DATA SECTION

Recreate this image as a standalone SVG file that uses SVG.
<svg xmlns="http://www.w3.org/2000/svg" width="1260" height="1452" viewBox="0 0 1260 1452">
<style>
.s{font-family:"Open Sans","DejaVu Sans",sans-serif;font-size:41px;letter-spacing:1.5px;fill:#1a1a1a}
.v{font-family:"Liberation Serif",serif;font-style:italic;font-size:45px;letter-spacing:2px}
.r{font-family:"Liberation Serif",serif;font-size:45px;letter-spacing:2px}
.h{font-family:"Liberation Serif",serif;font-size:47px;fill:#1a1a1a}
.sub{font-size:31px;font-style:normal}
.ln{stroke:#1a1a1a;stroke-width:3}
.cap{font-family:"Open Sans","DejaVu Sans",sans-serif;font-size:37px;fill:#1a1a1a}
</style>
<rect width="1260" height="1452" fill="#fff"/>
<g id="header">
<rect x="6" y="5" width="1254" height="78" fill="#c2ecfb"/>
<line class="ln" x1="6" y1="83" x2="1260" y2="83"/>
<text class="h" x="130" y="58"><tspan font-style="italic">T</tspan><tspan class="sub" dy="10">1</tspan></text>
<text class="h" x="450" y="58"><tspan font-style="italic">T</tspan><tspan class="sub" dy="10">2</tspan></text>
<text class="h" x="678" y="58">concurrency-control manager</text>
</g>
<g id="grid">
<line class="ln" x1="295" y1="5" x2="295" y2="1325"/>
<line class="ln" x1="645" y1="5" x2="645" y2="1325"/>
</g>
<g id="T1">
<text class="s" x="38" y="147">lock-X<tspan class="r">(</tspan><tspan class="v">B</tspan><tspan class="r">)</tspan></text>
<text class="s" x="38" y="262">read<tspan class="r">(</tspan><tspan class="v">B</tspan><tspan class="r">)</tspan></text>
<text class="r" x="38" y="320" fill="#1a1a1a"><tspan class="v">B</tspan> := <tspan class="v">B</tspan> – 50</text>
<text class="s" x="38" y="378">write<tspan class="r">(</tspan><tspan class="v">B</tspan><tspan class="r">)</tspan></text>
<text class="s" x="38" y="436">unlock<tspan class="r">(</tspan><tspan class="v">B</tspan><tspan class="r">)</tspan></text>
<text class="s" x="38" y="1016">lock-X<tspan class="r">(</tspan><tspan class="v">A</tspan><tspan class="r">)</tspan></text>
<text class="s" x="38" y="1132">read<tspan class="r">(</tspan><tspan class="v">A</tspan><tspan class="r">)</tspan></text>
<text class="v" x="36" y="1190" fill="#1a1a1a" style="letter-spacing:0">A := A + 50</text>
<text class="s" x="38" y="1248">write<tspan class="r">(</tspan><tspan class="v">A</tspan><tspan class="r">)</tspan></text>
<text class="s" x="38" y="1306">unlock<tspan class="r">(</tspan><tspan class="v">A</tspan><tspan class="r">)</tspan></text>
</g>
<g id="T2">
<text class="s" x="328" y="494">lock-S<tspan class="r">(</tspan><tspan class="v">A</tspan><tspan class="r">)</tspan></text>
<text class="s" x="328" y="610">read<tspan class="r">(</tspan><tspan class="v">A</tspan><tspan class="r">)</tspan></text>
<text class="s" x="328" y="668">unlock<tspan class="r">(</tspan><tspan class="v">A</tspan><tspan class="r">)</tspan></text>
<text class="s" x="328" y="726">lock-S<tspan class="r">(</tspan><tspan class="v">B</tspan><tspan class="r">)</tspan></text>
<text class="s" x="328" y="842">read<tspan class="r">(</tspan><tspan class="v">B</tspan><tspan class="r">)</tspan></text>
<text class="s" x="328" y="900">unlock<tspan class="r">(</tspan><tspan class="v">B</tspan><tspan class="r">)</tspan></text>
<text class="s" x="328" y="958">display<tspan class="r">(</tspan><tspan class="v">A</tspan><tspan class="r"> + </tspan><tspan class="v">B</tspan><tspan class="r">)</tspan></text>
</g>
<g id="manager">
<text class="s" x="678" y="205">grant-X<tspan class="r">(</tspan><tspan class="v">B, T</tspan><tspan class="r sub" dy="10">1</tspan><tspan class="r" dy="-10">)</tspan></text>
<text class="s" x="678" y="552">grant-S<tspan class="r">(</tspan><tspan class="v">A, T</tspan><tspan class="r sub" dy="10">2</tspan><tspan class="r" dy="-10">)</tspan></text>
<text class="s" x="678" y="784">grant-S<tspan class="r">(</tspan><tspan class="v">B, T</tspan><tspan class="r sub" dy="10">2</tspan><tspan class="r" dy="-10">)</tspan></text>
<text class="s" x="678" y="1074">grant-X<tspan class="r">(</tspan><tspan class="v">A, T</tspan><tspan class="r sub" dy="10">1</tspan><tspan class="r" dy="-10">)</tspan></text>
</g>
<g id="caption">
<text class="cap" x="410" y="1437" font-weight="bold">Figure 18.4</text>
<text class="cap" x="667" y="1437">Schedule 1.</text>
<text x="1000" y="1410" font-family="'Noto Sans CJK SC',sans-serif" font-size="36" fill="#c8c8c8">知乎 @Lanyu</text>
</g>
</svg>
---
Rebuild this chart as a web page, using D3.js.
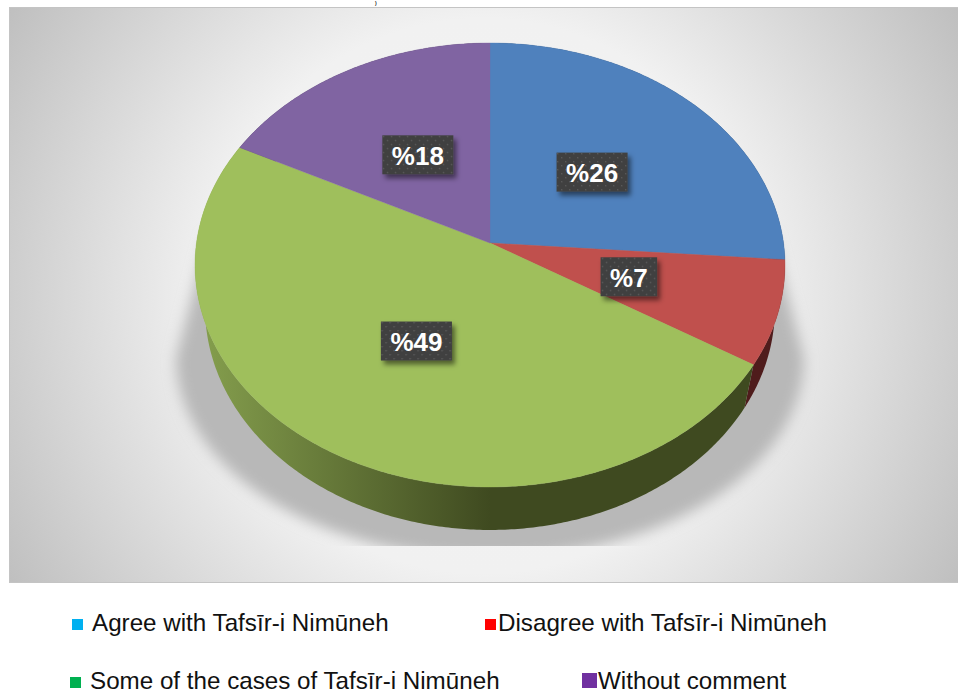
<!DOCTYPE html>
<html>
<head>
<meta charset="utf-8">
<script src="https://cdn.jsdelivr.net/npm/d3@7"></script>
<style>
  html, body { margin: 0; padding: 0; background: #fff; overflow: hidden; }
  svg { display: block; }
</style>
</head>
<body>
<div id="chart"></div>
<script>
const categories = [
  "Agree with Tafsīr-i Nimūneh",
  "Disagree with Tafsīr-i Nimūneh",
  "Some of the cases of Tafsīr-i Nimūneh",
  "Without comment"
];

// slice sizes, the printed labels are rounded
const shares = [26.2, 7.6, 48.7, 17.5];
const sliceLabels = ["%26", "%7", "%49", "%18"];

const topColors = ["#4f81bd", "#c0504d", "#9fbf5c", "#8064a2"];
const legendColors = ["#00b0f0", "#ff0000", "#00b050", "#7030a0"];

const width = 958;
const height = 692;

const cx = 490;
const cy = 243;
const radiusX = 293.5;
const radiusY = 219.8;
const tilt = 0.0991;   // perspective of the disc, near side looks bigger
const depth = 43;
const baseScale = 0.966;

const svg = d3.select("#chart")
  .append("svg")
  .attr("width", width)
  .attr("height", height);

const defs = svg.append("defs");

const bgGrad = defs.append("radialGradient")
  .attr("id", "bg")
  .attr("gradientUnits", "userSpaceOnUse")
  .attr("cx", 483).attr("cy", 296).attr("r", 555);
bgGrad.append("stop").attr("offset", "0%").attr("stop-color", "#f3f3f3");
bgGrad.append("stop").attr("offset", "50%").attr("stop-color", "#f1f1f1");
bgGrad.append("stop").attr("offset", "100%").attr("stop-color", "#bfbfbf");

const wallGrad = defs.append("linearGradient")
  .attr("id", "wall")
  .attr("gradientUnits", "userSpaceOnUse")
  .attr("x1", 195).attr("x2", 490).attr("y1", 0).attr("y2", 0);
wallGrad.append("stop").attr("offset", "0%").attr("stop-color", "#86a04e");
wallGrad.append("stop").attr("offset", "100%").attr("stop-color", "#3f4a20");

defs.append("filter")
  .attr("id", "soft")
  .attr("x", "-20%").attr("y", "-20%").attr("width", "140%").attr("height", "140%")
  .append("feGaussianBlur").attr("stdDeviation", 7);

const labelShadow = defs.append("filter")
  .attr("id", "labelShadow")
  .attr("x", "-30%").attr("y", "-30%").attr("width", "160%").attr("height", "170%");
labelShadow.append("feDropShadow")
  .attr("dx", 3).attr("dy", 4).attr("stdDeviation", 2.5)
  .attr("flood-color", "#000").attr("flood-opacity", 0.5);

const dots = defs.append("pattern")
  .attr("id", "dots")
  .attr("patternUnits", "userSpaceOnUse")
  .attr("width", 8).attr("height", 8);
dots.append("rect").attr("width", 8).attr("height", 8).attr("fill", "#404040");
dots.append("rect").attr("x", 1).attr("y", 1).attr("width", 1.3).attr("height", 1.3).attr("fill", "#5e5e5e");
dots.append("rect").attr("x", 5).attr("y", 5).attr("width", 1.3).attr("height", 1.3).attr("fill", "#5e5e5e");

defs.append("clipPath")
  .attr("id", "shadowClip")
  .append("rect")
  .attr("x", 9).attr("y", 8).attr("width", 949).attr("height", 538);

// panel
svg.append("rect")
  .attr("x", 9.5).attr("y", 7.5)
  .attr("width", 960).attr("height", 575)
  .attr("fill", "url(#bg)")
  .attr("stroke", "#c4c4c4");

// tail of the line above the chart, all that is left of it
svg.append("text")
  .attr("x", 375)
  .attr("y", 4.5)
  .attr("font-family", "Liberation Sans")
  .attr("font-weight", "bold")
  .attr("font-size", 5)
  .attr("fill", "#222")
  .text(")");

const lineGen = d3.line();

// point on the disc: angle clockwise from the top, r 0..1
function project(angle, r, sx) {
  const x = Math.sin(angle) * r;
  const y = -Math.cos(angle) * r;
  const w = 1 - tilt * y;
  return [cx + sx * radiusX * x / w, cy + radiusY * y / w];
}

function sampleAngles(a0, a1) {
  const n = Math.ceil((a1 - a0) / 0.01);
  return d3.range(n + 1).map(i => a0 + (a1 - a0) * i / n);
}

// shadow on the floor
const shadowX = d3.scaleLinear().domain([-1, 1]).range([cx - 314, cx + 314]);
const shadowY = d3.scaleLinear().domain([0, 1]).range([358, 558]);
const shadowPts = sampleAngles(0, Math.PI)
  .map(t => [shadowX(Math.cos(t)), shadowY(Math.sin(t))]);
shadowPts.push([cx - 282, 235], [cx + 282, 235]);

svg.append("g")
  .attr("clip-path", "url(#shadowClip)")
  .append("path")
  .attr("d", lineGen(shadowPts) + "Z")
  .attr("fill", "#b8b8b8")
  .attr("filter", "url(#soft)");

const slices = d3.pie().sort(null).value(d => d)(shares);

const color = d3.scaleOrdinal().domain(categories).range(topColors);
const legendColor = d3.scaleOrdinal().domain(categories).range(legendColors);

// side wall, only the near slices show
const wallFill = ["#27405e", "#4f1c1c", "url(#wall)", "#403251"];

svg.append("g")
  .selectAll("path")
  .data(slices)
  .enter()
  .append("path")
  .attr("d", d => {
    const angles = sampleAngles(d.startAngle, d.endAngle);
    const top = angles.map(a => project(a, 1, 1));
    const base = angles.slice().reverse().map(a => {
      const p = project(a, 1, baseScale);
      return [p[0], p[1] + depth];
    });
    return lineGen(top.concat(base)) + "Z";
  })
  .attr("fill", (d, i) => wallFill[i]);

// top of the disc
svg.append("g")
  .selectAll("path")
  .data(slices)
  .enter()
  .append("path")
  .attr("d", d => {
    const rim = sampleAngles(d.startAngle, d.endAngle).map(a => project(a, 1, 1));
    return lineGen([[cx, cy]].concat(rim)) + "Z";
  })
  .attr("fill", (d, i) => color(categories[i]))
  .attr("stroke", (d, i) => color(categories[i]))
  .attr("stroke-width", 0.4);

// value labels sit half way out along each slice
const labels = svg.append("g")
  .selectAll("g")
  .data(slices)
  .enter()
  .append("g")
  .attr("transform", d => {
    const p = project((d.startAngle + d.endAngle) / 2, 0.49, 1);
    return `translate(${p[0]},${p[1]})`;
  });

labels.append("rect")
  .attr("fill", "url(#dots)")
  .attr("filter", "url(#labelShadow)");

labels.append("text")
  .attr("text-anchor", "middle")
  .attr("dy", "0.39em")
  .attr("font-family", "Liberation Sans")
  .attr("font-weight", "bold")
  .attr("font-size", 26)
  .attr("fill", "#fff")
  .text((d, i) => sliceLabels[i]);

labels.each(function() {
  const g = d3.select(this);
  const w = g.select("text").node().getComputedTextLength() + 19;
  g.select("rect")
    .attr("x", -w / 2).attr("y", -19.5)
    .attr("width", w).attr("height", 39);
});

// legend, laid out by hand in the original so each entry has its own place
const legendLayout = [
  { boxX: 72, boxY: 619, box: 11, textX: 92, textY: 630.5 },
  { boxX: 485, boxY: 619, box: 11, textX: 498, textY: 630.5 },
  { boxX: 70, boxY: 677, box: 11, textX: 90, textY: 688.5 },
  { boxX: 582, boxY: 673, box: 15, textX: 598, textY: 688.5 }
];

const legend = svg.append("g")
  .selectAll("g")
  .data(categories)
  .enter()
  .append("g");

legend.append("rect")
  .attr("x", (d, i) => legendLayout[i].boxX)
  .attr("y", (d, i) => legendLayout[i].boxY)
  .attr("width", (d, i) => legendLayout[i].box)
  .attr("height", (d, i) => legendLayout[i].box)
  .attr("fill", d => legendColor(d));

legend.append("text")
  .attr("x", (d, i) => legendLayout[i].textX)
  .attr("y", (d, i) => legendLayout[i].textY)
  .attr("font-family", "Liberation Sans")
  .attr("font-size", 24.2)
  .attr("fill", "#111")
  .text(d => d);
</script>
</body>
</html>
* * *
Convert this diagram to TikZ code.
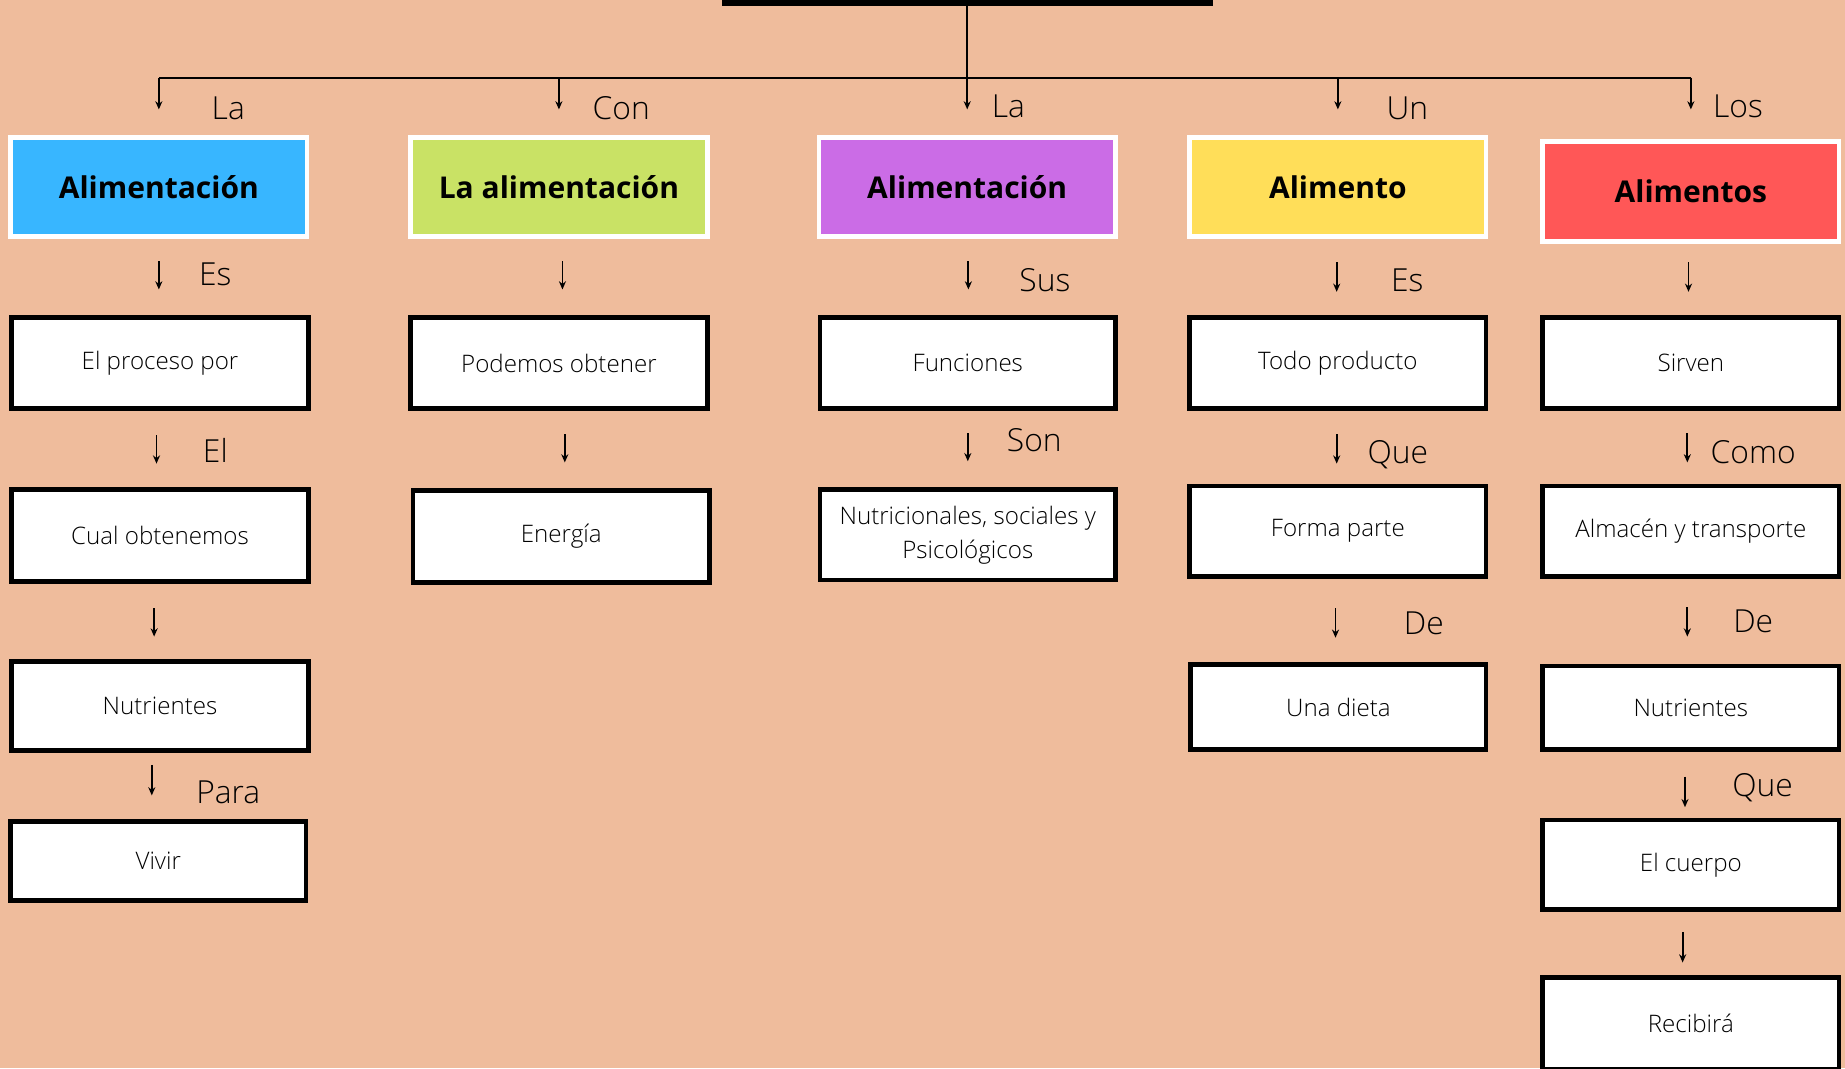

BRIEF
Out of the material above, select every line that holds the string "chart".

RESULT OF THIS TASK
Rebuild this chart as a web page, using D3.js.
<div id="chart"></div>
const svg = d3.select("#chart")
// tail of the line above the chart, all that is left of it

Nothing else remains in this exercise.